Don't include pictures. Quote the lines below from the first through the line that contains "const INK = '#1a1a1a';".

= SOURCE EXCERPT =
■ ■ ■ ■
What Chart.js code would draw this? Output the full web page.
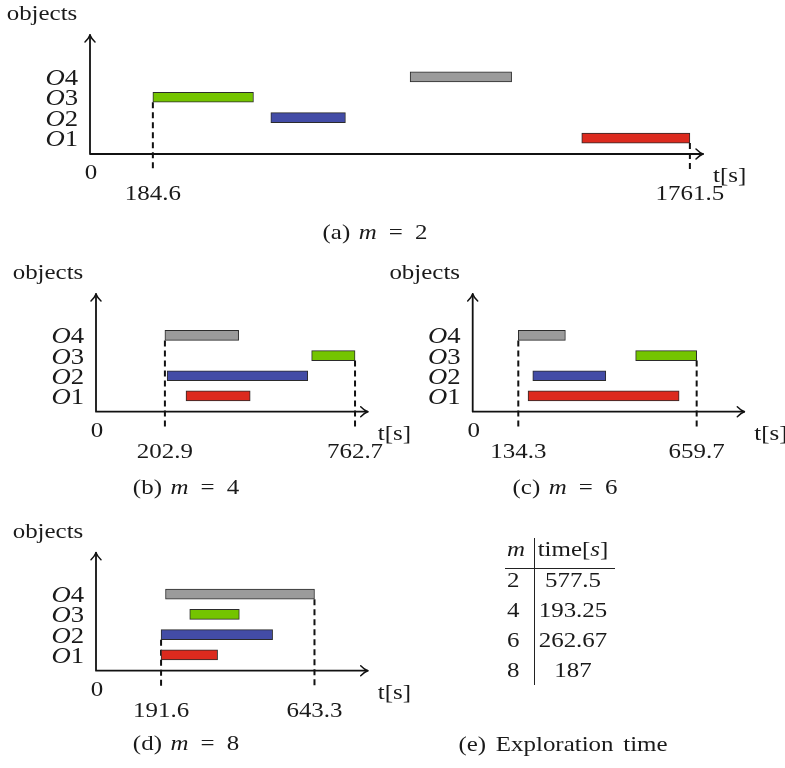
<!DOCTYPE html>
<html>
<head>
<meta charset="utf-8">
<script src="https://cdn.jsdelivr.net/npm/chart.js@4/dist/chart.umd.min.js"></script>
<style>
  html, body { margin: 0; padding: 0; background: #fff; }
  #wrap { position: relative; width: 785px; height: 768px; overflow: hidden; background: #fff; }
  canvas.layer { position: absolute; left: 0; top: 0; }
  .txt { position: absolute; white-space: nowrap; font-family: "Liberation Serif", serif; color: #1a1a1a; line-height: 1; }
  .line { position: absolute; background: #222; }
</style>
</head>
<body>
<div id="wrap">
  <canvas id="cA" class="layer" width="785" height="768"></canvas>
  <canvas id="cB" class="layer" width="785" height="768"></canvas>
  <canvas id="cC" class="layer" width="785" height="768"></canvas>
  <canvas id="cD" class="layer" width="785" height="768"></canvas>
</div>
<script>
// ---------------- data ----------------
const objectLabels = ['O1', 'O2', 'O3', 'O4'];
const objectRows   = [1, 2, 3, 4];

// (a) m = 2
const startA = [1444, 531, 184.6, 940];
const endA   = [1761.5, 750, 480, 1238];
const marksA = [184.6, 1761.5];
const markRowsA = [3, 1];

// (b) m = 4
const startB = [265, 209.5, 635, 202.9];
const endB   = [454, 623.5, 762.7, 420];
const marksB = [202.9, 762.7];
const markRowsB = [4, 3];

// (c) m = 6
const startC = [163, 177, 480, 134.3];
const endC   = [608, 392, 659.7, 273];
const marksC = [134.3, 659.7];
const markRowsC = [4, 3];

// (d) m = 8
const startD = [191.6, 191.6, 276, 204.7];
const endD   = [358, 520, 422, 643.3];
const marksD = [191.6, 643.3];
const markRowsD = [2, 4];

// (e) table
const mValues   = [2, 4, 6, 8];
const timeValues = ['577.5', '193.25', '262.67', '187'];

// ---------------- styles ----------------
const barColors = ['#dc2a1e', '#434ca6', '#74c400', '#9b9b9b'];
const FONT = '"Liberation Serif", serif';
const SX = 1.16;
const INK = '#1a1a1a';

function drawRuns(ctx, parts, x, y, align, size) {
  ctx.save();
  const widths = parts.map(p => {
    ctx.font = (p[1] ? 'italic ' : '') + size + 'px ' + FONT;
    return ctx.measureText(p[0]).width;
  });
  const total = widths.reduce((s, w) => s + w, 0) * SX;
  const start = align === 'center' ? x - total / 2 : align === 'right' ? x - total : x;
  ctx.translate(start, y);
  ctx.scale(SX, 1);
  ctx.fillStyle = INK;
  ctx.textAlign = 'left';
  ctx.textBaseline = 'alphabetic';
  let cx = 0;
  parts.forEach((p, i) => {
    ctx.font = (p[1] ? 'italic ' : '') + size + 'px ' + FONT;
    ctx.fillText(p[0], cx, 0);
    cx += widths[i];
  });
  ctx.restore();
}

function makePlugin(marks, markRows) {
  return {
    id: 'ganttAxes',
    beforeDatasetsDraw(chart) {
      const { ctx, chartArea: a, scales: { x, y } } = chart;
      ctx.save();
      ctx.setLineDash([6, 4]);
      ctx.lineWidth = 2;
      ctx.strokeStyle = '#111';
      marks.forEach((v, i) => {
        const px = x.getPixelForValue(v);
        const top = y.getPixelForValue(markRows[i]) + 5;
        ctx.beginPath();
        ctx.moveTo(px, top);
        ctx.lineTo(px, a.bottom + 18);
        ctx.stroke();
      });
      ctx.restore();
    },
    afterDatasetsDraw(chart) {
      const { ctx, chartArea: a, scales: { x, y } } = chart;
      ctx.save();
      ctx.strokeStyle = '#111';
      ctx.lineWidth = 1.8;
      ctx.lineCap = 'round';
      ctx.lineJoin = 'round';
      // axes
      ctx.beginPath();
      ctx.moveTo(a.left, a.top);
      ctx.lineTo(a.left, a.bottom);
      ctx.lineTo(a.right, a.bottom);
      ctx.stroke();
      // arrow heads
      ctx.lineWidth = 1.5;
      ctx.beginPath();
      ctx.moveTo(a.left - 5, a.top + 7);
      ctx.quadraticCurveTo(a.left - 1, a.top + 3, a.left, a.top);
      ctx.quadraticCurveTo(a.left + 1, a.top + 3, a.left + 5, a.top + 7);
      ctx.moveTo(a.right - 7, a.bottom - 5);
      ctx.quadraticCurveTo(a.right - 3, a.bottom - 1, a.right, a.bottom);
      ctx.quadraticCurveTo(a.right - 3, a.bottom + 1, a.right - 7, a.bottom + 5);
      ctx.stroke();
      ctx.restore();

      // y labels
      objectLabels.forEach((lab, i) => {
        const py = y.getPixelForValue(objectRows[i]);
        drawRuns(ctx, [[lab[0], true], [lab.slice(1), false]], a.left - 12, py + 8, 'right', 23);
      });
      // axis titles
      drawRuns(ctx, [['objects', false]], a.left - 48, a.top - 15, 'center', 21.5);
      drawRuns(ctx, [['t[s]', false]], a.right + 10, a.bottom + 28, 'left', 21.5);
      // x labels
      drawRuns(ctx, [['0', false]], x.getPixelForValue(0) + 1, a.bottom + 25, 'center', 21.5);
      marks.forEach(v => {
        drawRuns(ctx, [[String(v), false]], x.getPixelForValue(v), a.bottom + 46, 'center', 21.5);
      });
    }
  };
}

function makeChart(id, starts, ends, marks, markRows, xMax, pad) {
  const data = objectRows.map((r, i) => ({ x: [starts[i], ends[i]], y: r }));
  return new Chart(document.getElementById(id), {
    type: 'bar',
    data: {
      datasets: [{
        data: data,
        backgroundColor: barColors,
        borderColor: '#2b2b2b',
        borderWidth: 1,
        borderSkipped: false,
        barThickness: 10
      }]
    },
    options: {
      indexAxis: 'y',
      responsive: false,
      maintainAspectRatio: false,
      animation: false,
      events: [],
      layout: { padding: pad },
      plugins: { legend: { display: false }, tooltip: { enabled: false } },
      scales: {
        x: { type: 'linear', min: 0, max: xMax, display: false, offset: false },
        y: { type: 'linear', min: 0.22, max: 6.05, display: false, offset: false }
      }
    },
    plugins: [makePlugin(marks, markRows)]
  });
}

makeChart('cA', startA, endA, marksA, markRowsA, 1800, { left: 90, right: 82, top: 35, bottom: 614 });
makeChart('cB', startB, endB, marksB, markRowsB, 800, { left: 96, right: 417.3, top: 294, bottom: 356.3 });
makeChart('cC', startC, endC, marksC, markRowsC, 800, { left: 472.7, right: 40.7, top: 294, bottom: 356.3 });
makeChart('cD', startD, endD, marksD, markRowsD, 800, { left: 96, right: 417.3, top: 552.7, bottom: 97.3 });

// ---------------- HTML text: captions and table ----------------
const wrap = document.getElementById('wrap');
function addText(html, x, baseline, align, size, ws) {
  const d = document.createElement('div');
  d.className = 'txt';
  d.style.fontSize = size + 'px';
  d.style.wordSpacing = (ws || 0) + 'px';
  d.style.left = x + 'px';
  d.style.top = (baseline - 0.837 * size) + 'px';
  if (align === 'center') {
    d.style.transform = 'translateX(-50%) scaleX(' + SX + ')';
    d.style.transformOrigin = 'center';
  } else {
    d.style.transform = 'scaleX(' + SX + ')';
    d.style.transformOrigin = 'left';
  }
  d.innerHTML = html;
  wrap.appendChild(d);
}
function addLine(x, y, w, h) {
  const d = document.createElement('div');
  d.className = 'line';
  d.style.left = x + 'px'; d.style.top = y + 'px';
  d.style.width = w + 'px'; d.style.height = h + 'px';
  wrap.appendChild(d);
}

const captionLetters = ['a', 'b', 'c', 'd'];
const captionPos = [[375, 240], [186, 495], [565, 495], [186, 751]];
captionLetters.forEach((l, i) => {
  addText('(' + l + ') <i>m</i><span style="word-spacing:5px"> = </span>' + mValues[i], captionPos[i][0], captionPos[i][1], 'center', 21.5, 2);
});
addText('(e) Exploration time', 563, 752, 'center', 21.5, 3);

// table
addText('<i>m</i>', 507, 557, 'left', 21.5);
addText('time[<i>s</i>]', 573, 557, 'center', 21.5);
mValues.forEach((m, i) => {
  const base = 588 + i * 30;
  addText(String(m), 507, base, 'left', 21.5);
  addText(timeValues[i], 573, base, 'center', 21.5);
});
addLine(505, 567.5, 110, 1.2);
addLine(533.5, 538, 1.2, 147);
</script>
</body>
</html>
■ ■ ■ ■
= OUTPUT FOR THIS EXERCISE =
What Chart.js code would draw this? Output the full web page.
<!DOCTYPE html>
<html>
<head>
<meta charset="utf-8">
<script src="https://cdn.jsdelivr.net/npm/chart.js@4/dist/chart.umd.min.js"></script>
<style>
  html, body { margin: 0; padding: 0; background: #fff; }
  #wrap { position: relative; width: 785px; height: 768px; overflow: hidden; background: #fff; }
  canvas.layer { position: absolute; left: 0; top: 0; }
  .txt { position: absolute; white-space: nowrap; font-family: "Liberation Serif", serif; color: #1a1a1a; line-height: 1; }
  .line { position: absolute; background: #222; }
</style>
</head>
<body>
<div id="wrap">
  <canvas id="cA" class="layer" width="785" height="768"></canvas>
  <canvas id="cB" class="layer" width="785" height="768"></canvas>
  <canvas id="cC" class="layer" width="785" height="768"></canvas>
  <canvas id="cD" class="layer" width="785" height="768"></canvas>
</div>
<script>
// ---------------- data ----------------
const objectLabels = ['O1', 'O2', 'O3', 'O4'];
const objectRows   = [1, 2, 3, 4];

// (a) m = 2
const startA = [1444, 531, 184.6, 940];
const endA   = [1761.5, 750, 480, 1238];
const marksA = [184.6, 1761.5];
const markRowsA = [3, 1];

// (b) m = 4
const startB = [265, 209.5, 635, 202.9];
const endB   = [454, 623.5, 762.7, 420];
const marksB = [202.9, 762.7];
const markRowsB = [4, 3];

// (c) m = 6
const startC = [163, 177, 480, 134.3];
const endC   = [608, 392, 659.7, 273];
const marksC = [134.3, 659.7];
const markRowsC = [4, 3];

// (d) m = 8
const startD = [191.6, 191.6, 276, 204.7];
const endD   = [358, 520, 422, 643.3];
const marksD = [191.6, 643.3];
const markRowsD = [2, 4];

// (e) table
const mValues   = [2, 4, 6, 8];
const timeValues = ['577.5', '193.25', '262.67', '187'];

// ---------------- styles ----------------
const barColors = ['#dc2a1e', '#434ca6', '#74c400', '#9b9b9b'];
const FONT = '"Liberation Serif", serif';
const SX = 1.16;
const INK = '#1a1a1a';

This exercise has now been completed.